FIG. 1 shows the configuration of a conventional floating point arithmetic adder which performs floating point arithmetic of a finite word length digital signal. At first, let us consider a case where the absolute values of two inputs are very different from each other, in FIG. 1, e.g., when the absolute value of a first input 1 is much smaller than that of a second input 2. In this case, the value of the first input 1 is inputted from an input terminal 401, and the value of the second input 2 is inputted from an input terminal 402. Under such conditions, under flow of the first value is caused, namely, some amount of value of the first input 1 is omitted at the adder 403, thereby outputting a value which includes some amount of error to an output terminal 404. The main reason of this omission is the usage of floating point arithmetic with a finite length mantissa. Namely, since a finite digit number is used, the portions of a smaller input which are not included in the range of a larger number are neglected and the under flow is thus caused. The omitted portions causes errors.
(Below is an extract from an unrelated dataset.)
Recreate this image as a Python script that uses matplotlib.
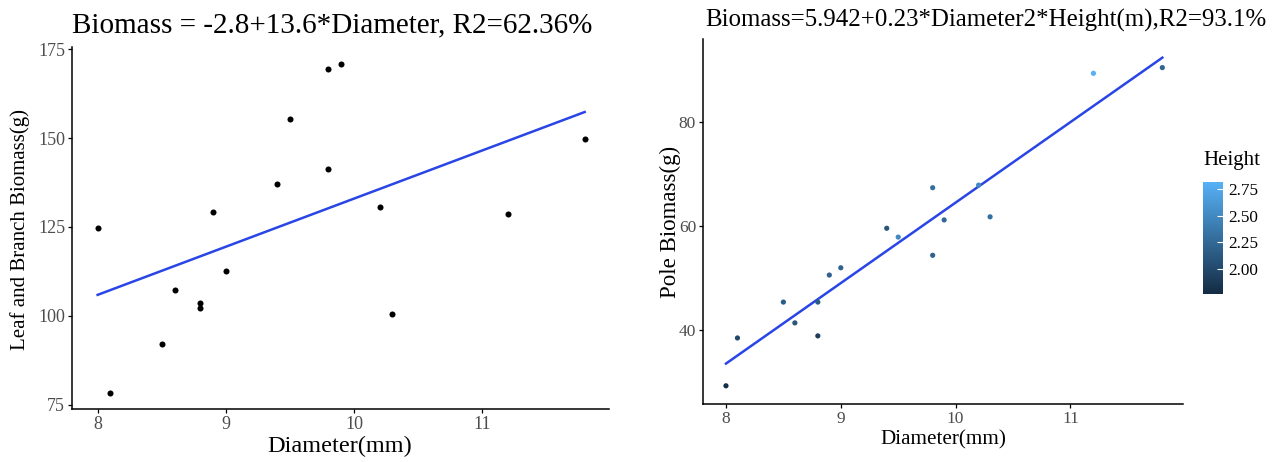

Accordingly, the floating point arithmetic adder shown in FIG. 1 suffers from problems of accuracy in the floating point adding operation when the absolute values of two inputs are greatly different from each other. The following two examples is related to such problems about the accuracy in floating point adding operation.
FIG. 2 shows the configuration of a conventional integrator as a first example. Even in this case, when the absolute value of an input from an input terminal 501 is greatly smaller than that of a value of a memory circuit 503, the under flow sometimes occurs. FIG. 4 shows an output of the integrator when a constant value is continuously inputted, in which the axis of abscissa shows time t, and the axis of ordinate shows the output of the integrator. In the period from time 0 to time t.sub.1 of FIG. 4, the absolute value of the memory circuit 503 in the integrator of FIG. 2 is not so larger than that of the input value. Thus, no fatal under flow is caused. During this period, the floating point adder 502 outputs the floating point added result without fatal under flow, so that the value of the memory circuit 503 in the integrator proportionally increases in accordance with time. When the output of the integrator becomes very large in comparison with the input data, the under flow is caused from a certain time. When the under flow is caused from time t.sub. 1, the value of the memory circuit 503, which is the output of the integrator, after time t.sub.1 is not changed because of the under flow, thereby holding it at a constant value. The difference between the constant value and an ideal value of the output of the integrator designated by dotted line becomes large in accordance with time, and the accumulated error caused by the under flow becomes an infinite value after an infinite time has passed, thereby greatly reducing the accuracy of the integrator.
FIG. 3 shows the configuration of a second order loop filter often used in a conventional PLL(Phase Locked Loop). Even in this case, when the absolute value of an input from an input terminal 601 is greatly smaller than that of a value of a memory circuit 606, or when coefficients .alpha. 602 and .beta. 603 of the loop filter are very small, the input is not added exactly in adders 604 and 605, thereby causing under flow. The process of the under flow in the floating point adding operation is similar to the one in the integrator mentioned above.
In processing a digital signal, the error caused by under flow of the adder in the floating point arithmetic is a big problem. Thus, the integrator, the loop filer, etc. should have an adequate accuracy.
As mentioned above, in the adding apparatus which performs an addition of two input values with floating point, the under flow is caused when the difference between the absolute values of the two inputs is very large.